Tuesday, January 26, 2010

That's What He Said.

Writing a paper the other day I came across the dilemma of whether to write a gender neutral, though cumbersome sentence, or if I should write in the traditional, more elegant, though sexist manner. I made a quick note of the dilemma as a facebook status update and then went back to procrastinating from my paper. I thought nothing more of the subject until I went back the next day only to discover that over thirty comments had been written on the topic. On the one hand there were a few guys saying gender neutral language is stupid, on the other there was a host of women saying it isn't, with the support of a few guys.

Of course the debate hinged on the notion of equality. It is doubtful that any society in history has ever treated women with full equality, though the Western world has made huge steps in this area. However, as many point out, there's still a long way to go, as reflected in the firmly embedded language biases. Feminists see these biases as an insulting inheritance of a patriarchal society, something that needs to be relegated to the history bin like other injustices before.

I am in favour of equality of course. I think that most everybody thinks that equality is a good thing, a fair thing. The only reason one might conceivably argue against equality, is because things are unfair in his favour. (I thought that might be one sentence where I could get away with using an uspecified masculine pronoun.) Of the guys who protested the change to the use of gender neutral language, not one argued that women don't deserve equality or that equality is a bad thing. That's because the position is completely untenable. If the language is obviously biased, which it is, and inequality is obviously unjust, which it is, then there's really no good argument against gender neutral language.

Except perhaps, there's the fact that if the pursuit of equality at some point becomes infantile. There is no demographic more perceptive to inequality than children. Their ubiquitous appeals to the standard of equality are often correct though as often as not, the authority figure meets the appeal not with sympathy but rather the comment, "life's not fair." It's true. Life is not fair and the sooner that is learned the better. Of course one could argue then that the pursuit of equality is futile and should not be attempted but of course that argument is spurious. However, at some point a line needs to be drawn between unacceptable inequality and acceptable inequality. That of course is a task that defies unanimity.

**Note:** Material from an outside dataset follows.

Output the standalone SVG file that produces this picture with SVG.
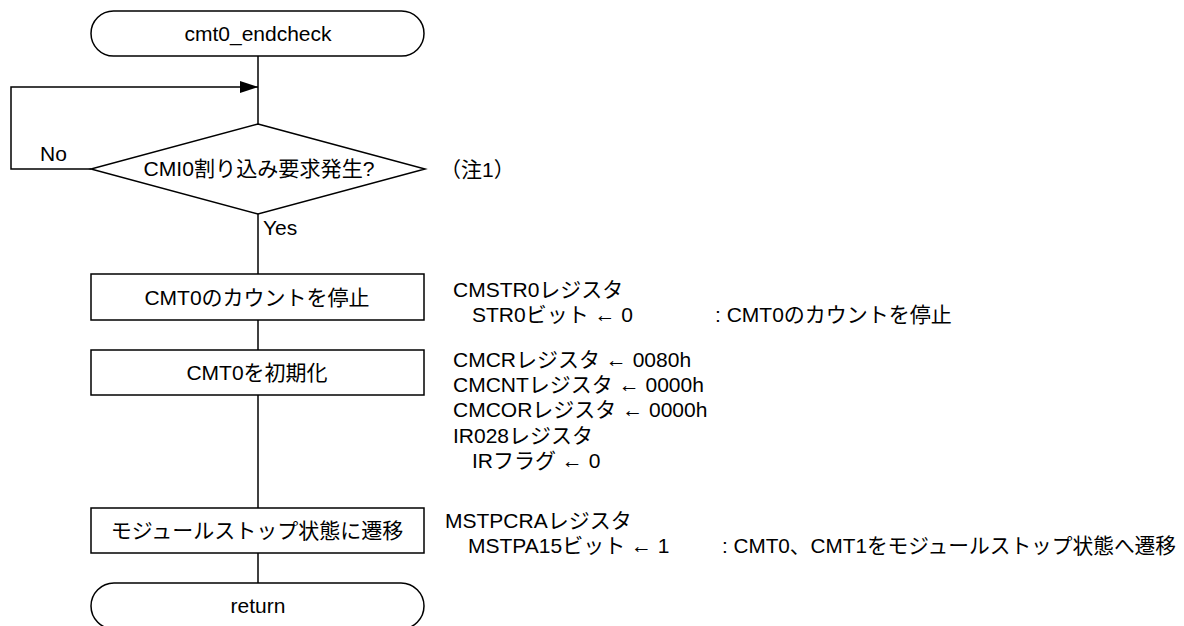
<svg xmlns="http://www.w3.org/2000/svg" width="1184" height="626" viewBox="0 0 1184 626">
<defs>
<style>
.s{fill:#fff;stroke:#000;stroke-width:1.5}
.l{fill:none;stroke:#000;stroke-width:1.5}
.t{font-family:"Liberation Sans","Noto Sans CJK JP",sans-serif;font-size:21px;fill:#000}
.c{text-anchor:middle}
.r{font-family:"Liberation Sans","Noto Sans CJK JP",sans-serif;font-size:21px;fill:#000}
</style>
<marker id="ah" markerWidth="18" markerHeight="12" refX="18" refY="6" orient="auto" markerUnits="userSpaceOnUse">
<path d="M0,0 L18,6 L0,12 Z" fill="#000"/>
</marker>
</defs>
<rect width="1184" height="626" fill="#fff"/>
<g id="connectors">
<line class="l" x1="258" y1="56" x2="258" y2="124"/>
<polyline class="l" points="91,169 11,169 11,87 258,87" marker-end="url(#ah)"/>
<line class="l" x1="258" y1="214" x2="258" y2="274"/>
<line class="l" x1="258" y1="320" x2="258" y2="350"/>
<line class="l" x1="258" y1="395" x2="258" y2="508"/>
<line class="l" x1="258" y1="553" x2="258" y2="583"/>
<text class="t" x="40" y="161">No</text>
<text class="t" x="263" y="235">Yes</text>
</g>
<g id="start">
<rect class="s" x="91" y="11" width="333" height="45" rx="22.5"/>
<text class="t c" x="258" y="41">cmt0_endcheck</text>
</g>
<g id="decision">
<polygon class="s" points="258,124 425,169 258,214 91,169"/>
<text class="t c" x="259" y="176" textLength="231" lengthAdjust="spacingAndGlyphs">CMI0割り込み要求発生?</text>
</g>
<g id="stop-count">
<rect class="s" x="91" y="274" width="333" height="46"/>
<text class="t c" x="257" y="305">CMT0のカウントを停止</text>
</g>
<g id="init">
<rect class="s" x="91" y="350" width="333" height="45"/>
<text class="t c" x="257" y="380">CMT0を初期化</text>
</g>
<g id="mstop">
<rect class="s" x="91" y="508" width="333" height="45"/>
<text class="t c" x="257" y="538">モジュールストップ状態に遷移</text>
</g>
<g id="return">
<rect class="s" x="91" y="583" width="333" height="46" rx="23"/>
<text class="t c" x="258" y="613">return</text>
</g>
<g id="notes">
<text class="r" x="440" y="177">（注1）</text>
<text class="r" x="453" y="297">CMSTR0レジスタ</text>
<text class="r" x="472" y="322">STR0ビット ← 0</text>
<text class="r" x="715" y="322">: CMT0のカウントを停止</text>
<text class="r" x="453" y="367">CMCRレジスタ ← 0080h</text>
<text class="r" x="453" y="392">CMCNTレジスタ ← 0000h</text>
<text class="r" x="453" y="417">CMCORレジスタ ← 0000h</text>
<text class="r" x="453" y="443">IR028レジスタ</text>
<text class="r" x="472" y="468">IRフラグ ← 0</text>
<text class="r" x="445" y="528">MSTPCRAレジスタ</text>
<text class="r" x="468" y="553">MSTPA15ビット ← 1</text>
<text class="r" x="722" y="553" textLength="454" lengthAdjust="spacingAndGlyphs">: CMT0、CMT1をモジュールストップ状態へ遷移</text>
</g>
</svg>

It is an oft noted fact that women are proportionally underrepresented in high corporate and political positions. It is a telling litmus test that demonstrates the necessity of rectifying the sexism that prevents equal representation. This is mere speculation, but I imagine that bald men are also an underrepresented demographic. If not bald men, then perhaps short men, or obese men. It could then be argued that the discrimination that keeps short, bald men from being elected to public office is a great problem that needs rectifying but I certainly would not donate money to the cause.

The challenge of equality includes so many variables that even if it were possible to put every person on an even playing field, it would be impossible to discern what disadvantages cancel out what advantages. In the case of a hypothetical election for example: one candidate is a women, though she had access to the right schools, another is a man but he grew up in an abusive household, another man had a great family life but he likes to grow a handlebar moustache. Which candidate has the advantage?

Assessing inequalities is a useful practice to determine where discrimination occurs but the irony is that knowledge and subsequent attempts to rectify discrimination can lead to more discrimination. I am sure that many Caucasian men have been rejected in favour of a less qualified candidate because the less qualified person was from either a minority or discriminated group. The quest for inequality often begets new inequality. However, it is probably acceptable collateral damage.

Concisely put, my point is that life is not fair and it is wrong to try and fix every inequality. When some people have plenty and others starve to death, that is a problem that demands attention. When some have access to education and others do not, that demands attention. When some people live in mansions and others sleep on the streets, that is a problem that demands attention. When I write an essay and use the word "man" to refer to all humans... my gut feeling is that it is not that big a deal, especially when one considers that the alternative "humankind" is almost equally patriarchal.

My gut reaction carries little value however, in the presence of countless women who think it does matter. I have to accept the fact that my male perspective is not optimal for making these judgment calls. I think that it is important for myself, and other men to put greater value on the opinion of women on this question. If the majority of women say gender neutral language is important then I ought to change, even though I hate most of the gender neutral options available.

1 comment:

Anonymous said...

i used the term 'human animals'. and id like to thank men for going to war for me. id like to thank me for being bread winners and for advanced seating in safety boats. id like to thank men for carrying the heavy things and opening doors. id like to thank men for excluding me from gossip and opinions i probably dont want to know. say what you want - they are your essays. im not offended.